Frequently Asked Questions

How far are the Kelpies from the Falkirk Wheel?

About 5 miles (8 km) by road. By car or taxi, it takes 10 to 15 minutes. A taxi between them usually runs around £12 – £18. There is no direct public transport linking the two sites.

How long does it take to visit the Falkirk Wheel and the Kelpies?

Allow 2.5 to 5.5 hours, depending on what you book. If you include both the Falkirk Wheel boat trip and the Kelpies interior tour, expect closer to 4.5 – 5.5 hours. Exterior-only visits, with a taxi between the two, are nearer 2.5 to 3 hours.

What’s the best way to visit the Falkirk Wheel and the Kelpies?

If you’re staying in Edinburgh, a guided day trip through Viator is usually the simplest option because it covers both sites and handles the awkward gap between them. From a cruise ship, it depends on your port: a local taxi from South Queensferry, or a bookable shore excursion from Greenock.

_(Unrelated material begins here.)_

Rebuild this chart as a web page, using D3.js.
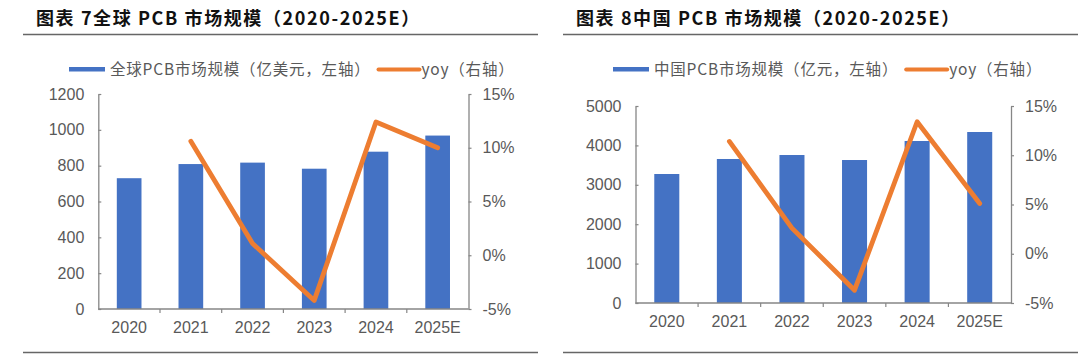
<!DOCTYPE html>
<html><head><meta charset="utf-8">
<script src="https://cdn.jsdelivr.net/npm/d3@7"></script>
<style>
html,body{margin:0;padding:0;background:#fff;}
svg{display:block;}
</style></head>
<body>
<svg id="c" width="1080" height="356"></svg>
<script>
const years = ["2020","2021","2022","2023","2024","2025E"];
const globalSize = [730, 809, 817, 783, 878, 968];
const globalYoy = [null, 10.6, 1.1, -4.2, 12.4, 10.0];
const chinaSize = [3274, 3655, 3756, 3629, 4112, 4340];
const chinaYoy = [null, 11.4, 2.6, -3.7, 13.4, 5.1];
const globalTicks = [0, 200, 400, 600, 800, 1000, 1200];
const chinaTicks = [0, 1000, 2000, 3000, 4000, 5000];
const yoyTicks = [-5, 0, 5, 10, 15];
const titles = ["图表 7全球 PCB 市场规模（2020-2025E）", "图表 8中国 PCB 市场规模（2020-2025E）"];
const barLegends = ["全球PCB市场规模（亿美元，左轴）", "中国PCB市场规模（亿元，左轴）"];
const lineLegend = "yoy（右轴）";

const svg = d3.select("#c");
const BLUE = "#4472C4", ORANGE = "#ED7D31", AXIS = "#868686", LABEL = "#595959";
const NUM_FONT = "'Liberation Sans', Arial, sans-serif";
const CJK_FONT = "'Noto Sans CJK SC', sans-serif";

function drawChart(cfg) {
  const g = svg.append("g");
  // title
  g.append("text").attr("x", cfg.ox + 36).attr("y", 25)
    .attr("font-family", CJK_FONT).attr("font-weight", "bold")
    .attr("font-size", 18).attr("letter-spacing", 1.6).attr("fill", "#111")
    .text(cfg.title);
  // separators
  g.append("line").attr("x1", cfg.ox + 23).attr("x2", cfg.ox + 538)
    .attr("y1", 34.5).attr("y2", 34.5).attr("stroke", "#666").attr("stroke-width", 1.5);
  g.append("line").attr("x1", cfg.ox + 23).attr("x2", cfg.ox + 538)
    .attr("y1", 352.5).attr("y2", 352.5).attr("stroke", "#666").attr("stroke-width", 1.5);

  const x = d3.scaleBand().domain(years).range([cfg.x0, cfg.x1])
    .paddingInner(0.6).paddingOuter(0.3);
  const y = d3.scaleLinear().domain([0, d3.max(cfg.ticks)]).range([cfg.y0, cfg.y1]);
  const y2 = d3.scaleLinear().domain([-5, 15]).range([cfg.y0, cfg.y1]);

  // bars
  g.append("g").selectAll("rect").data(years).join("rect")
    .attr("x", d => x(d)).attr("width", x.bandwidth())
    .attr("y", (d, i) => y(cfg.size[i]))
    .attr("height", (d, i) => y(0) - y(cfg.size[i]))
    .attr("fill", BLUE);

  // left axis
  const la = g.append("g").attr("transform", `translate(${cfg.x0},0)`)
    .call(d3.axisLeft(y).tickValues(cfg.ticks).tickSizeInner(-3).tickSizeOuter(0).tickPadding(14)
      .tickFormat(d => String(d)));
  // right axis
  const ra = g.append("g").attr("transform", `translate(${cfg.x1},0)`)
    .call(d3.axisRight(y2).tickValues(yoyTicks).tickSizeInner(3).tickSizeOuter(0).tickPadding(11)
      .tickFormat(d => d + "%"));
  // bottom axis: baseline with boundary ticks
  const step = x.step();
  const bx = g.append("g");
  bx.append("line").attr("x1", cfg.x0).attr("x2", cfg.x1).attr("y1", cfg.y0).attr("y2", cfg.y0)
    .attr("stroke", AXIS).attr("stroke-width", 1.3);
  bx.selectAll("line.t").data(years.slice(1)).join("line").attr("class", "t")
    .attr("x1", d => x(d) - x.paddingInner() * step / 2)
    .attr("x2", d => x(d) - x.paddingInner() * step / 2)
    .attr("y1", cfg.y0).attr("y2", cfg.y0 + 4)
    .attr("stroke", AXIS).attr("stroke-width", 1.2);
  bx.selectAll("text").data(years).join("text")
    .attr("x", d => x(d) + x.bandwidth() / 2).attr("y", cfg.y0 + 24)
    .attr("text-anchor", "middle").attr("font-family", NUM_FONT).attr("font-size", 16)
    .attr("fill", LABEL).text(d => d);

  [la, ra].forEach(a => {
    a.select(".domain").attr("stroke", AXIS).attr("stroke-width", 1.3);
    a.selectAll(".tick line").attr("stroke", AXIS).attr("stroke-width", 1.2);
    a.selectAll(".tick text").attr("font-family", NUM_FONT).attr("font-size", 16).attr("fill", LABEL);
  });

  // yoy line
  const pts = years.map((d, i) => [d, cfg.yoy[i]]).filter(p => p[1] !== null);
  g.append("path").datum(pts)
    .attr("d", d3.line().x(p => x(p[0]) + x.bandwidth() / 2).y(p => y2(p[1])))
    .attr("fill", "none").attr("stroke", ORANGE).attr("stroke-width", 4.8)
    .attr("stroke-linejoin", "round").attr("stroke-linecap", "round");

  // legend
  const lg = g.append("g");
  let lx = cfg.legX;
  const ly = cfg.legY;
  lg.append("rect").attr("x", lx).attr("y", ly - 2).attr("width", 36).attr("height", 4.5).attr("fill", BLUE);
  lx += 41;
  const t1 = lg.append("text").attr("x", lx).attr("y", ly + 5.5)
    .attr("font-family", CJK_FONT).attr("font-size", 15.5).attr("letter-spacing", 0.8)
    .attr("fill", LABEL).text(cfg.barLegend);
  lx += t1.node().getComputedTextLength() + 8;
  lg.append("line").attr("x1", lx).attr("x2", lx + 41).attr("y1", ly + 0.5).attr("y2", ly + 0.5)
    .attr("stroke", ORANGE).attr("stroke-width", 4).attr("stroke-linecap", "round");
  lx += 43;
  lg.append("text").attr("x", lx).attr("y", ly + 5.5)
    .attr("font-family", CJK_FONT).attr("font-size", 15.5).attr("letter-spacing", 0.8)
    .attr("fill", LABEL).text(lineLegend);
}

drawChart({ox: 0, title: titles[0], barLegend: barLegends[0], size: globalSize, yoy: globalYoy,
  ticks: globalTicks, x0: 98.3, x1: 468.5, y0: 309, y1: 94, legX: 69, legY: 69});
drawChart({ox: 540, title: titles[1], barLegend: barLegends[1], size: chinaSize, yoy: chinaYoy,
  ticks: chinaTicks, x0: 635.5, x1: 1011, y0: 303, y1: 106, legX: 613, legY: 69});
</script>
</body></html>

Is the Falkirk Wheel boat trip worth it?

For a first visit, yes – mostly for the Rough Castle tunnel, which many visitors do not expect. On a tight schedule or budget, it is the easiest part to cut. The lower-basin viewing area is free and gives you most of the spectacle. The rotation itself is slow and smooth rather than dramatic.

Is it free to visit the Kelpies and the Falkirk Wheel?

The Kelpies exterior is free and always open. The interior tour carries a charge and runs at fixed times. The Falkirk Wheel grounds and lower-basin viewing area are free; the 60-minute boat trip is a separate paid experience.